#### Task
Give all of the lines again, with nothing added or dropped.

#### Material

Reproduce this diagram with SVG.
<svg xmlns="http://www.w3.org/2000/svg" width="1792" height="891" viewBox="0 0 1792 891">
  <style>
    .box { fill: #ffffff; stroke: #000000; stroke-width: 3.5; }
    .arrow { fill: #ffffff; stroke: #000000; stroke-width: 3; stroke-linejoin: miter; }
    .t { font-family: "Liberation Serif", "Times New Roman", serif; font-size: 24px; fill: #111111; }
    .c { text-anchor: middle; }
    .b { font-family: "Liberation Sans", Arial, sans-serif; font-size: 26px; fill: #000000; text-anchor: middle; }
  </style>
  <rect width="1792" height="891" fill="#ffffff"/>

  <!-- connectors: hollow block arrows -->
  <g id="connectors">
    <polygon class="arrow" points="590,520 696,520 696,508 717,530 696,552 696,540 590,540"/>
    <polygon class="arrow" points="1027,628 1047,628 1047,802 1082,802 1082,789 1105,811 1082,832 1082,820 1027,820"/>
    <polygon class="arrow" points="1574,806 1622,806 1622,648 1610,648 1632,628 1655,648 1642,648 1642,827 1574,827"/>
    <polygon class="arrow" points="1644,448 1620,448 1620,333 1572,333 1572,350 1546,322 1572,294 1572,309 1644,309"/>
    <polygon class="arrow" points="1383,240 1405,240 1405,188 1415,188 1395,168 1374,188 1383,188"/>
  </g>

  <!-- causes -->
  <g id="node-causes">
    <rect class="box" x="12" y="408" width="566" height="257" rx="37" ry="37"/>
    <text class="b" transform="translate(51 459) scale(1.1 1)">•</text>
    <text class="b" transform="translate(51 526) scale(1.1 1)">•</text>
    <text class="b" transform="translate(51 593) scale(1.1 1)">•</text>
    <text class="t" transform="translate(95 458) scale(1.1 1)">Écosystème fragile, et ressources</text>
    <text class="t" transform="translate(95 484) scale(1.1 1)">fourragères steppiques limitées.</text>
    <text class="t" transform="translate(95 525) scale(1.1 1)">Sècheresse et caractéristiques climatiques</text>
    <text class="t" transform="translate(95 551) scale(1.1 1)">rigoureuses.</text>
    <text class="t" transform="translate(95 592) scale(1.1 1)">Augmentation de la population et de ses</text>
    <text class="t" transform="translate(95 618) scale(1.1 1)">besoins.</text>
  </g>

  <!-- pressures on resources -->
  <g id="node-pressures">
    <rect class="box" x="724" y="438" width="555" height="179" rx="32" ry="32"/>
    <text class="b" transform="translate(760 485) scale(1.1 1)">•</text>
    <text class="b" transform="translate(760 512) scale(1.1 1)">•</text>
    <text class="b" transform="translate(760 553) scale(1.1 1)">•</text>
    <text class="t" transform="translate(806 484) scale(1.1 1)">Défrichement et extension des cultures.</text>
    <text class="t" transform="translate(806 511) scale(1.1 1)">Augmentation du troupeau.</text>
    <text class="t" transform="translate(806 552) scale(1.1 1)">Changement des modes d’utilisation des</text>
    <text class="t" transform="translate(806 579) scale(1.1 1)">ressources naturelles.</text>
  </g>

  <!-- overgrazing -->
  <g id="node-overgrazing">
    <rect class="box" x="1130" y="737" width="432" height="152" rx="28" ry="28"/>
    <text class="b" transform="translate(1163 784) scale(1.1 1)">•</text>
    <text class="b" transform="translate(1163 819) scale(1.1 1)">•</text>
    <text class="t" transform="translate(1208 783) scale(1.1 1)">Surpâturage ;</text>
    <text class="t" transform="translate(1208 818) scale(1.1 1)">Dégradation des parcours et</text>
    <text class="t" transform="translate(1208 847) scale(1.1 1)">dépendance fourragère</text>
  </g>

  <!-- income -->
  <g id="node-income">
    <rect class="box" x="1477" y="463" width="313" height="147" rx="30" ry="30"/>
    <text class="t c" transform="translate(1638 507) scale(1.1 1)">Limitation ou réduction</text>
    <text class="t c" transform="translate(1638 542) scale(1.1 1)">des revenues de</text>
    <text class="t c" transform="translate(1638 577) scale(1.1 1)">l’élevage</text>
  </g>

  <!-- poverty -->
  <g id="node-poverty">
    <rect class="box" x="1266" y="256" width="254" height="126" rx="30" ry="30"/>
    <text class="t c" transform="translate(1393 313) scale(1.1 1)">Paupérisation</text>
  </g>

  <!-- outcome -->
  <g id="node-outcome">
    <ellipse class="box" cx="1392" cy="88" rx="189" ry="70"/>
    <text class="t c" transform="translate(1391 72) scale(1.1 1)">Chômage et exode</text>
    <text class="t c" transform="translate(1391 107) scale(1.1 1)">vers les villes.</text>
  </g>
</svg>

#### Result of the task
Reproduce this diagram with SVG.
<svg xmlns="http://www.w3.org/2000/svg" width="1792" height="891" viewBox="0 0 1792 891">
  <style>
    .box { fill: #ffffff; stroke: #000000; stroke-width: 3.5; }
    .arrow { fill: #ffffff; stroke: #000000; stroke-width: 3; stroke-linejoin: miter; }
    .t { font-family: "Liberation Serif", "Times New Roman", serif; font-size: 24px; fill: #111111; }
    .c { text-anchor: middle; }
    .b { font-family: "Liberation Sans", Arial, sans-serif; font-size: 26px; fill: #000000; text-anchor: middle; }
  </style>
  <rect width="1792" height="891" fill="#ffffff"/>

  <!-- connectors: hollow block arrows -->
  <g id="connectors">
    <polygon class="arrow" points="590,520 696,520 696,508 717,530 696,552 696,540 590,540"/>
    <polygon class="arrow" points="1027,628 1047,628 1047,802 1082,802 1082,789 1105,811 1082,832 1082,820 1027,820"/>
    <polygon class="arrow" points="1574,806 1622,806 1622,648 1610,648 1632,628 1655,648 1642,648 1642,827 1574,827"/>
    <polygon class="arrow" points="1644,448 1620,448 1620,333 1572,333 1572,350 1546,322 1572,294 1572,309 1644,309"/>
    <polygon class="arrow" points="1383,240 1405,240 1405,188 1415,188 1395,168 1374,188 1383,188"/>
  </g>

  <!-- causes -->
  <g id="node-causes">
    <rect class="box" x="12" y="408" width="566" height="257" rx="37" ry="37"/>
    <text class="b" transform="translate(51 459) scale(1.1 1)">•</text>
    <text class="b" transform="translate(51 526) scale(1.1 1)">•</text>
    <text class="b" transform="translate(51 593) scale(1.1 1)">•</text>
    <text class="t" transform="translate(95 458) scale(1.1 1)">Écosystème fragile, et ressources</text>
    <text class="t" transform="translate(95 484) scale(1.1 1)">fourragères steppiques limitées.</text>
    <text class="t" transform="translate(95 525) scale(1.1 1)">Sècheresse et caractéristiques climatiques</text>
    <text class="t" transform="translate(95 551) scale(1.1 1)">rigoureuses.</text>
    <text class="t" transform="translate(95 592) scale(1.1 1)">Augmentation de la population et de ses</text>
    <text class="t" transform="translate(95 618) scale(1.1 1)">besoins.</text>
  </g>

  <!-- pressures on resources -->
  <g id="node-pressures">
    <rect class="box" x="724" y="438" width="555" height="179" rx="32" ry="32"/>
    <text class="b" transform="translate(760 485) scale(1.1 1)">•</text>
    <text class="b" transform="translate(760 512) scale(1.1 1)">•</text>
    <text class="b" transform="translate(760 553) scale(1.1 1)">•</text>
    <text class="t" transform="translate(806 484) scale(1.1 1)">Défrichement et extension des cultures.</text>
    <text class="t" transform="translate(806 511) scale(1.1 1)">Augmentation du troupeau.</text>
    <text class="t" transform="translate(806 552) scale(1.1 1)">Changement des modes d’utilisation des</text>
    <text class="t" transform="translate(806 579) scale(1.1 1)">ressources naturelles.</text>
  </g>

  <!-- overgrazing -->
  <g id="node-overgrazing">
    <rect class="box" x="1130" y="737" width="432" height="152" rx="28" ry="28"/>
    <text class="b" transform="translate(1163 784) scale(1.1 1)">•</text>
    <text class="b" transform="translate(1163 819) scale(1.1 1)">•</text>
    <text class="t" transform="translate(1208 783) scale(1.1 1)">Surpâturage ;</text>
    <text class="t" transform="translate(1208 818) scale(1.1 1)">Dégradation des parcours et</text>
    <text class="t" transform="translate(1208 847) scale(1.1 1)">dépendance fourragère</text>
  </g>

  <!-- income -->
  <g id="node-income">
    <rect class="box" x="1477" y="463" width="313" height="147" rx="30" ry="30"/>
    <text class="t c" transform="translate(1638 507) scale(1.1 1)">Limitation ou réduction</text>
    <text class="t c" transform="translate(1638 542) scale(1.1 1)">des revenues de</text>
    <text class="t c" transform="translate(1638 577) scale(1.1 1)">l’élevage</text>
  </g>

  <!-- poverty -->
  <g id="node-poverty">
    <rect class="box" x="1266" y="256" width="254" height="126" rx="30" ry="30"/>
    <text class="t c" transform="translate(1393 313) scale(1.1 1)">Paupérisation</text>
  </g>

  <!-- outcome -->
  <g id="node-outcome">
    <ellipse class="box" cx="1392" cy="88" rx="189" ry="70"/>
    <text class="t c" transform="translate(1391 72) scale(1.1 1)">Chômage et exode</text>
    <text class="t c" transform="translate(1391 107) scale(1.1 1)">vers les villes.</text>
  </g>
</svg>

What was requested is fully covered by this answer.